__Written problem__
Print exactly the lines running from the one that holds "Give me the TikZ source for this diagram." through the one that holds "(0,0) rectangle (27.08,-12.96);", please, and leave the pictures out.

__Information given__
════════════════════

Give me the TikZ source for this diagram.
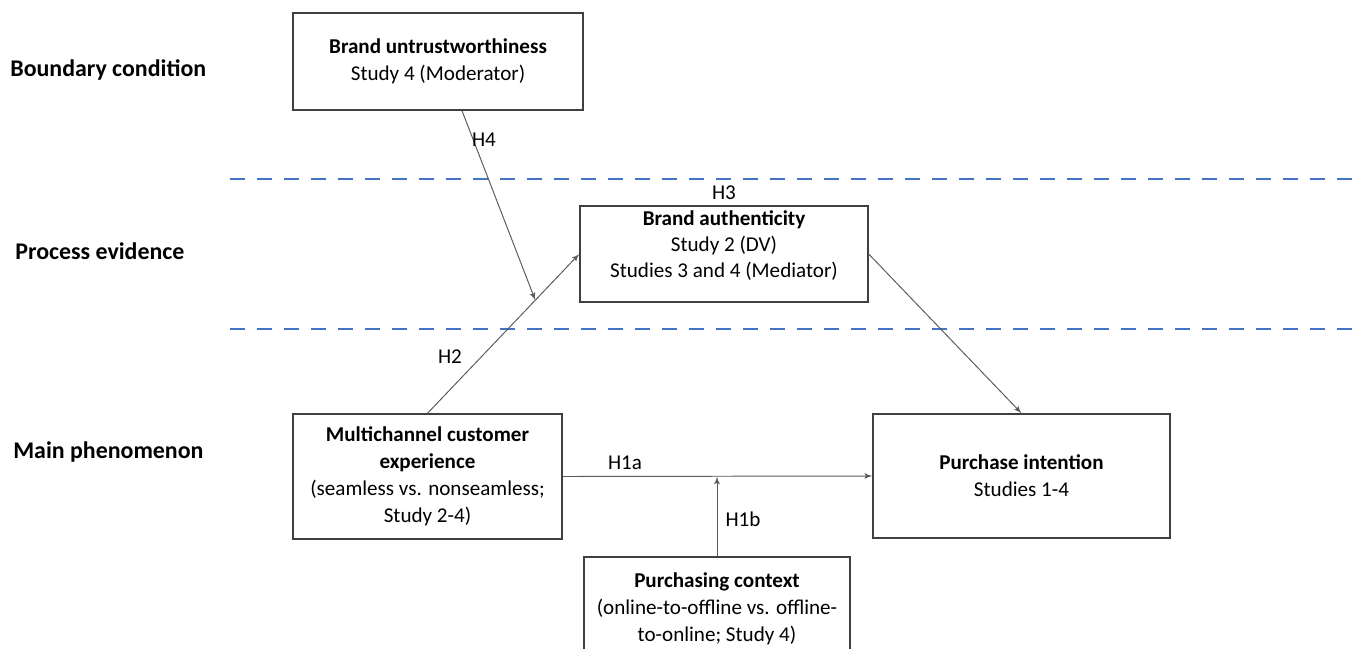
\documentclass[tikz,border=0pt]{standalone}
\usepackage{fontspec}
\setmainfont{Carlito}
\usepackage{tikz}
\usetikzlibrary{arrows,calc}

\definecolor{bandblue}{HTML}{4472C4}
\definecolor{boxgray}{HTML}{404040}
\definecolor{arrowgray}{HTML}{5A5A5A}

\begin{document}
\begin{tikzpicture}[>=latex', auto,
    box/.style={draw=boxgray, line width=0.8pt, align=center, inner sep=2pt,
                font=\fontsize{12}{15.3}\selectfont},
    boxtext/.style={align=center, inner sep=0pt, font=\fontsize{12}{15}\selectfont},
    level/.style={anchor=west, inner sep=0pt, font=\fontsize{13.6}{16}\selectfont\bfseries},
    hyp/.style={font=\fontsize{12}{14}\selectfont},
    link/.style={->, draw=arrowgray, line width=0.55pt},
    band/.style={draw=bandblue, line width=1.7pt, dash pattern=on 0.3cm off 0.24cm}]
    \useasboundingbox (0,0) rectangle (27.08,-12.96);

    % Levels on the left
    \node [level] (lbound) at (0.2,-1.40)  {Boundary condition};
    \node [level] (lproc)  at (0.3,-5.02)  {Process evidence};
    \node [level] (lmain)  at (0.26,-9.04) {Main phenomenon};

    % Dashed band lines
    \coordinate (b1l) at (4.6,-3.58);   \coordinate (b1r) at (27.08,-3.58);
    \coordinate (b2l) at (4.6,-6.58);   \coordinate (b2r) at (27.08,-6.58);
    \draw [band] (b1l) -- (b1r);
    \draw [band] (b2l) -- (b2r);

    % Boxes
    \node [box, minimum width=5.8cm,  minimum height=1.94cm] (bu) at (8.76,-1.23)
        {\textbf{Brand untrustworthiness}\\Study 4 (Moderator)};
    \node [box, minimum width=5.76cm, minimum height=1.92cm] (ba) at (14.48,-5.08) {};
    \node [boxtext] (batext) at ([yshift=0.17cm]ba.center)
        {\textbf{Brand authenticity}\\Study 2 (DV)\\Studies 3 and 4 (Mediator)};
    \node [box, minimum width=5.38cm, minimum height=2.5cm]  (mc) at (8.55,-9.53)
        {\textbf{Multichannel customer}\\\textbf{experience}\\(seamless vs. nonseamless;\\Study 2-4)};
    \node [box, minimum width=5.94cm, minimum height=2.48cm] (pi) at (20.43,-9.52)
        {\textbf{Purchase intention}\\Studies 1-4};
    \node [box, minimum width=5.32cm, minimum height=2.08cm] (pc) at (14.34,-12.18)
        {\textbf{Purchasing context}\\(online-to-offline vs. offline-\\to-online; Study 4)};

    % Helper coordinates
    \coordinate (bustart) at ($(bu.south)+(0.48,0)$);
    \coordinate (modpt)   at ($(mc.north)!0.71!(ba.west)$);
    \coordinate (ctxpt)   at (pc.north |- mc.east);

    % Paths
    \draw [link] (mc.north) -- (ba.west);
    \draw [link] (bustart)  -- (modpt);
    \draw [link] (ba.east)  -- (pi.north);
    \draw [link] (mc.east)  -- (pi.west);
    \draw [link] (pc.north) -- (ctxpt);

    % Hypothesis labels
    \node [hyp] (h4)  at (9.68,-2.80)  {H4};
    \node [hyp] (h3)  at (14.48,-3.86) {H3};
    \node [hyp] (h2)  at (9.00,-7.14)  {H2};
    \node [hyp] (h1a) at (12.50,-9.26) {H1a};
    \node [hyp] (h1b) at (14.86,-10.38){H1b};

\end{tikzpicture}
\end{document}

════════════════════

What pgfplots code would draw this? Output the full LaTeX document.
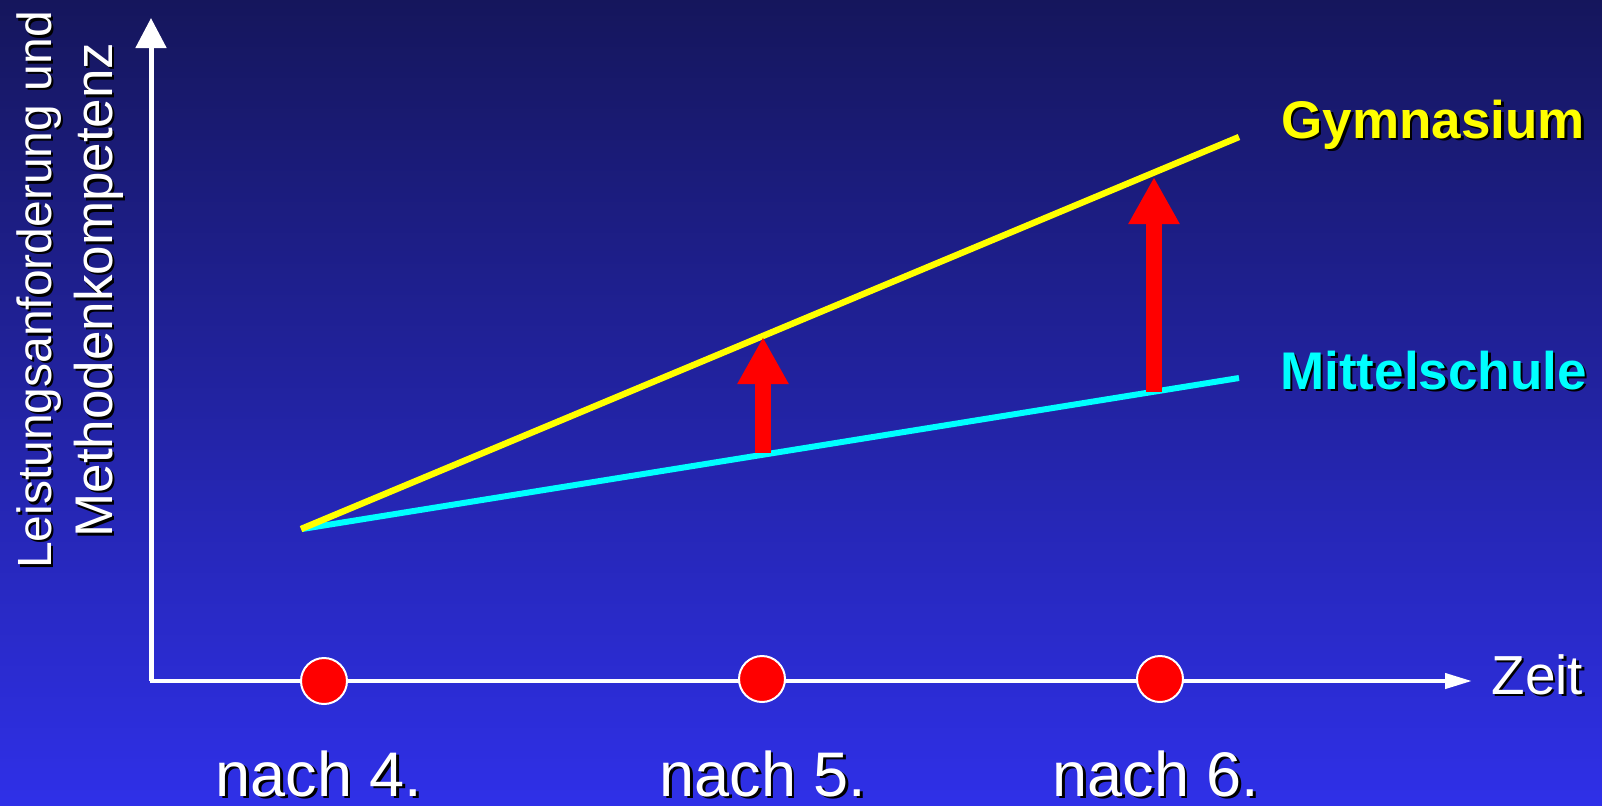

════════════════════

__Reply to the exercise__
Give me the TikZ source for this diagram.
\documentclass[tikz,border=0pt]{standalone}
\usepackage{fontspec}
\setmainfont{Carlito}
\usepackage{tikz}
\usetikzlibrary{arrows,calc}

\definecolor{bandblue}{HTML}{4472C4}
\definecolor{boxgray}{HTML}{404040}
\definecolor{arrowgray}{HTML}{5A5A5A}

\begin{document}
\begin{tikzpicture}[>=latex', auto,
    box/.style={draw=boxgray, line width=0.8pt, align=center, inner sep=2pt,
                font=\fontsize{12}{15.3}\selectfont},
    boxtext/.style={align=center, inner sep=0pt, font=\fontsize{12}{15}\selectfont},
    level/.style={anchor=west, inner sep=0pt, font=\fontsize{13.6}{16}\selectfont\bfseries},
    hyp/.style={font=\fontsize{12}{14}\selectfont},
    link/.style={->, draw=arrowgray, line width=0.55pt},
    band/.style={draw=bandblue, line width=1.7pt, dash pattern=on 0.3cm off 0.24cm}]
    \useasboundingbox (0,0) rectangle (27.08,-12.96);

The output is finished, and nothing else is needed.